Problem to work on.
No images are to be carried over; print all other material exactly as it stands.

Listing.
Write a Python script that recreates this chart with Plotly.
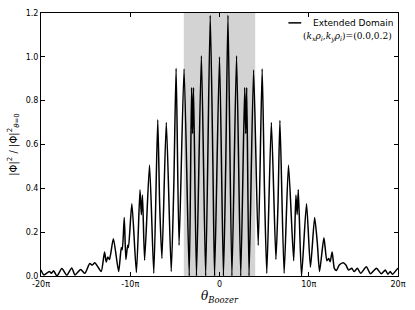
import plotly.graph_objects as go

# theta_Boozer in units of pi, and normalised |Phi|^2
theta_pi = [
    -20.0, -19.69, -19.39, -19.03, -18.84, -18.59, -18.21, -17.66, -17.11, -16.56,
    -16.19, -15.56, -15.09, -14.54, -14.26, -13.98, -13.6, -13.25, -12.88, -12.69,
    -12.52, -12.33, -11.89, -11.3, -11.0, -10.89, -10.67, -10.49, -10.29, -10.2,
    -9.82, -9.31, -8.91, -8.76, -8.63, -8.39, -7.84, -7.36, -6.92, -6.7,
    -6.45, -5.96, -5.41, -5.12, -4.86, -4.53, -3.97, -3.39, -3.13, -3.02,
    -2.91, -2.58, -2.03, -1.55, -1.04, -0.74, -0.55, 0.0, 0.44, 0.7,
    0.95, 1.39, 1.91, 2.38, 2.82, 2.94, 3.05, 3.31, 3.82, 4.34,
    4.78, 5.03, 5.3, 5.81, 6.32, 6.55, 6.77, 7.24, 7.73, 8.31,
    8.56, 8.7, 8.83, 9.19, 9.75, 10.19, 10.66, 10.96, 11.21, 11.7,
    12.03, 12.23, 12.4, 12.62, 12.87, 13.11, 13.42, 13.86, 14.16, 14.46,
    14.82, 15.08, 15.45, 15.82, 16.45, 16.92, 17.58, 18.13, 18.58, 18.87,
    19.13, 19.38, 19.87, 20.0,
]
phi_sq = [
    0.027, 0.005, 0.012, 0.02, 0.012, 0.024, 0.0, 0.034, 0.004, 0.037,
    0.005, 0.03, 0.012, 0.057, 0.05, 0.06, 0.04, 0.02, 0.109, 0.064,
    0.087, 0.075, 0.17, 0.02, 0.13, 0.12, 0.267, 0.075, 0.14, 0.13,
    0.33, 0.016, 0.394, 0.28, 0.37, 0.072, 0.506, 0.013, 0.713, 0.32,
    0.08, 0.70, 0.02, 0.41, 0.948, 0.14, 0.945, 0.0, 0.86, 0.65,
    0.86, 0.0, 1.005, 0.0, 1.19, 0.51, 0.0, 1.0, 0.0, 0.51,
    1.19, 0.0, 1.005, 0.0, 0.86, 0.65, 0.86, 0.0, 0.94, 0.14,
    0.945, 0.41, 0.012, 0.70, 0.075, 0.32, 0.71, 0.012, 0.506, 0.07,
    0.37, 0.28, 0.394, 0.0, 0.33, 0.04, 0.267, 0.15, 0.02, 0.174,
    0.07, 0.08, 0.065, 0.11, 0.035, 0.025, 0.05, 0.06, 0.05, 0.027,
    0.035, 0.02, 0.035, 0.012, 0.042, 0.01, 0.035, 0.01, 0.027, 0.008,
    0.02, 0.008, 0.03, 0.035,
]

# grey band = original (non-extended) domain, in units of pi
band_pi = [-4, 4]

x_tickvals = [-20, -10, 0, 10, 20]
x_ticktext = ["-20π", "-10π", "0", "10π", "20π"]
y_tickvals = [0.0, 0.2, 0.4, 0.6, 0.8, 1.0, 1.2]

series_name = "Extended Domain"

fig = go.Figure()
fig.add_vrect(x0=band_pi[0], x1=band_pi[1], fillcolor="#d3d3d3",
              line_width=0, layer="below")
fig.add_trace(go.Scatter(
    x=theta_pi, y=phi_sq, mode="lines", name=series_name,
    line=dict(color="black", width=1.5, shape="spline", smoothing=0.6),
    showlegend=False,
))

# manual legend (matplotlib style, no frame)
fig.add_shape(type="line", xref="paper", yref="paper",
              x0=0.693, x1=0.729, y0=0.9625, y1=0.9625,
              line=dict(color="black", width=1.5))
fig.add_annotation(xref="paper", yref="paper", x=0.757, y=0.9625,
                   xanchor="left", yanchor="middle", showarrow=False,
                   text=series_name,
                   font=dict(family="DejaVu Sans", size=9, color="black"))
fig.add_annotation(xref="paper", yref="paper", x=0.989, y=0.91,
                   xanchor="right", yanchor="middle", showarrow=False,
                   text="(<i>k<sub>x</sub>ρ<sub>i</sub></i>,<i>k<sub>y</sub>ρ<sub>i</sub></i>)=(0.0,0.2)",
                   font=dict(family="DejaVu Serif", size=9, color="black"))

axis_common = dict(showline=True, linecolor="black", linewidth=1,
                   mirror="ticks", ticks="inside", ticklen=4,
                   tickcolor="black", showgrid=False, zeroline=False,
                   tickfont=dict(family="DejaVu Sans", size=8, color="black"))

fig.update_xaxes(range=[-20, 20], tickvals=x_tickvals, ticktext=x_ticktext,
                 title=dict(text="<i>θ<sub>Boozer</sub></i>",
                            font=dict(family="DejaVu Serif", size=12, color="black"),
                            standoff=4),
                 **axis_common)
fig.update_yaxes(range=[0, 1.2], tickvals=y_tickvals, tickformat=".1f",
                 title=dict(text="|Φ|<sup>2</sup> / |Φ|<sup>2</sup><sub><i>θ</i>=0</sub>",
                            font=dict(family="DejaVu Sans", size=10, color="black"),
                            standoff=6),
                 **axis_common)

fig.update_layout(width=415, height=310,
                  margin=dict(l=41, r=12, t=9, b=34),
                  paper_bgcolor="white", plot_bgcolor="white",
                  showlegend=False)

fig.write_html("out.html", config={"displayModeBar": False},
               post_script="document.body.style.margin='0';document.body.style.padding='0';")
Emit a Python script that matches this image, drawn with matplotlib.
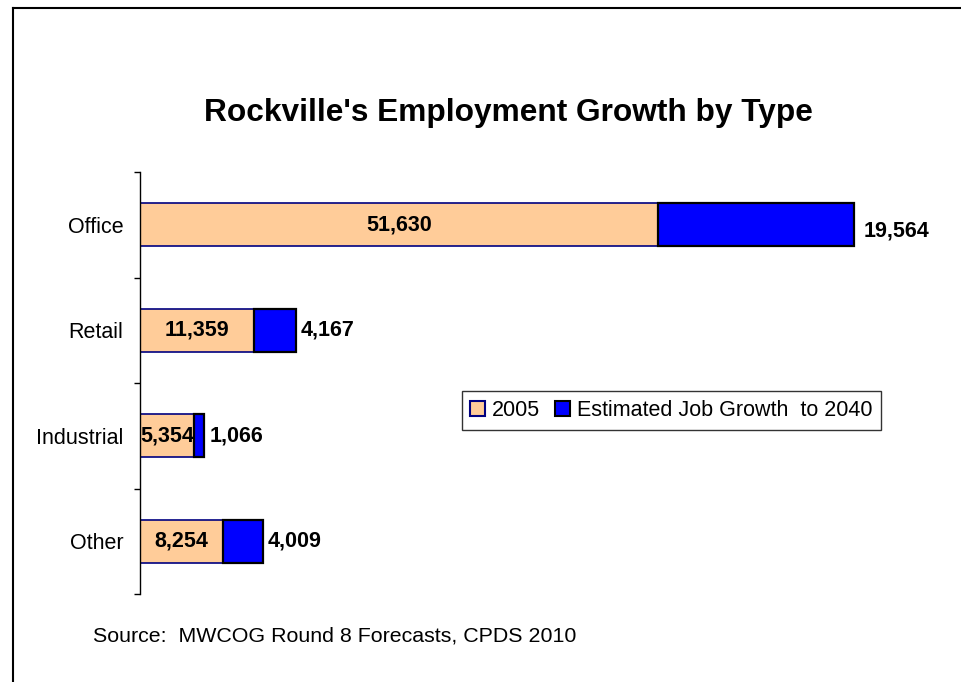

Answer to the problem.
Write a Python script that recreates this chart with Plotly.
import plotly.graph_objects as go

# theta_Boozer in units of pi, and normalised |Phi|^2
theta_pi = [
    -20.0, -19.69, -19.39, -19.03, -18.84, -18.59, -18.21, -17.66, -17.11, -16.56,
    -16.19, -15.56, -15.09, -14.54, -14.26, -13.98, -13.6, -13.25, -12.88, -12.69,
    -12.52, -12.33, -11.89, -11.3, -11.0, -10.89, -10.67, -10.49, -10.29, -10.2,
    -9.82, -9.31, -8.91, -8.76, -8.63, -8.39, -7.84, -7.36, -6.92, -6.7,
    -6.45, -5.96, -5.41, -5.12, -4.86, -4.53, -3.97, -3.39, -3.13, -3.02,
    -2.91, -2.58, -2.03, -1.55, -1.04, -0.74, -0.55, 0.0, 0.44, 0.7,
    0.95, 1.39, 1.91, 2.38, 2.82, 2.94, 3.05, 3.31, 3.82, 4.34,
    4.78, 5.03, 5.3, 5.81, 6.32, 6.55, 6.77, 7.24, 7.73, 8.31,
    8.56, 8.7, 8.83, 9.19, 9.75, 10.19, 10.66, 10.96, 11.21, 11.7,
    12.03, 12.23, 12.4, 12.62, 12.87, 13.11, 13.42, 13.86, 14.16, 14.46,
    14.82, 15.08, 15.45, 15.82, 16.45, 16.92, 17.58, 18.13, 18.58, 18.87,
    19.13, 19.38, 19.87, 20.0,
]
phi_sq = [
    0.027, 0.005, 0.012, 0.02, 0.012, 0.024, 0.0, 0.034, 0.004, 0.037,
    0.005, 0.03, 0.012, 0.057, 0.05, 0.06, 0.04, 0.02, 0.109, 0.064,
    0.087, 0.075, 0.17, 0.02, 0.13, 0.12, 0.267, 0.075, 0.14, 0.13,
    0.33, 0.016, 0.394, 0.28, 0.37, 0.072, 0.506, 0.013, 0.713, 0.32,
    0.08, 0.70, 0.02, 0.41, 0.948, 0.14, 0.945, 0.0, 0.86, 0.65,
    0.86, 0.0, 1.005, 0.0, 1.19, 0.51, 0.0, 1.0, 0.0, 0.51,
    1.19, 0.0, 1.005, 0.0, 0.86, 0.65, 0.86, 0.0, 0.94, 0.14,
    0.945, 0.41, 0.012, 0.70, 0.075, 0.32, 0.71, 0.012, 0.506, 0.07,
    0.37, 0.28, 0.394, 0.0, 0.33, 0.04, 0.267, 0.15, 0.02, 0.174,
    0.07, 0.08, 0.065, 0.11, 0.035, 0.025, 0.05, 0.06, 0.05, 0.027,
    0.035, 0.02, 0.035, 0.012, 0.042, 0.01, 0.035, 0.01, 0.027, 0.008,
    0.02, 0.008, 0.03, 0.035,
]

# grey band = original (non-extended) domain, in units of pi
band_pi = [-4, 4]

x_tickvals = [-20, -10, 0, 10, 20]
x_ticktext = ["-20π", "-10π", "0", "10π", "20π"]
y_tickvals = [0.0, 0.2, 0.4, 0.6, 0.8, 1.0, 1.2]

series_name = "Extended Domain"

fig = go.Figure()
fig.add_vrect(x0=band_pi[0], x1=band_pi[1], fillcolor="#d3d3d3",
              line_width=0, layer="below")
fig.add_trace(go.Scatter(
    x=theta_pi, y=phi_sq, mode="lines", name=series_name,
    line=dict(color="black", width=1.5, shape="spline", smoothing=0.6),
    showlegend=False,
))

# manual legend (matplotlib style, no frame)
fig.add_shape(type="line", xref="paper", yref="paper",
              x0=0.693, x1=0.729, y0=0.9625, y1=0.9625,
              line=dict(color="black", width=1.5))
fig.add_annotation(xref="paper", yref="paper", x=0.757, y=0.9625,
                   xanchor="left", yanchor="middle", showarrow=False,
                   text=series_name,
                   font=dict(family="DejaVu Sans", size=9, color="black"))
fig.add_annotation(xref="paper", yref="paper", x=0.989, y=0.91,
                   xanchor="right", yanchor="middle", showarrow=False,
                   text="(<i>k<sub>x</sub>ρ<sub>i</sub></i>,<i>k<sub>y</sub>ρ<sub>i</sub></i>)=(0.0,0.2)",
                   font=dict(family="DejaVu Serif", size=9, color="black"))

axis_common = dict(showline=True, linecolor="black", linewidth=1,
                   mirror="ticks", ticks="inside", ticklen=4,
                   tickcolor="black", showgrid=False, zeroline=False,
                   tickfont=dict(family="DejaVu Sans", size=8, color="black"))

fig.update_xaxes(range=[-20, 20], tickvals=x_tickvals, ticktext=x_ticktext,
                 title=dict(text="<i>θ<sub>Boozer</sub></i>",
                            font=dict(family="DejaVu Serif", size=12, color="black"),
                            standoff=4),
                 **axis_common)
fig.update_yaxes(range=[0, 1.2], tickvals=y_tickvals, tickformat=".1f",
                 title=dict(text="|Φ|<sup>2</sup> / |Φ|<sup>2</sup><sub><i>θ</i>=0</sub>",
                            font=dict(family="DejaVu Sans", size=10, color="black"),
                            standoff=6),
                 **axis_common)

fig.update_layout(width=415, height=310,
                  margin=dict(l=41, r=12, t=9, b=34),
                  paper_bgcolor="white", plot_bgcolor="white",
                  showlegend=False)

fig.write_html("out.html", config={"displayModeBar": False},
               post_script="document.body.style.margin='0';document.body.style.padding='0';")
Emit a Python script that matches this image, drawn with matplotlib.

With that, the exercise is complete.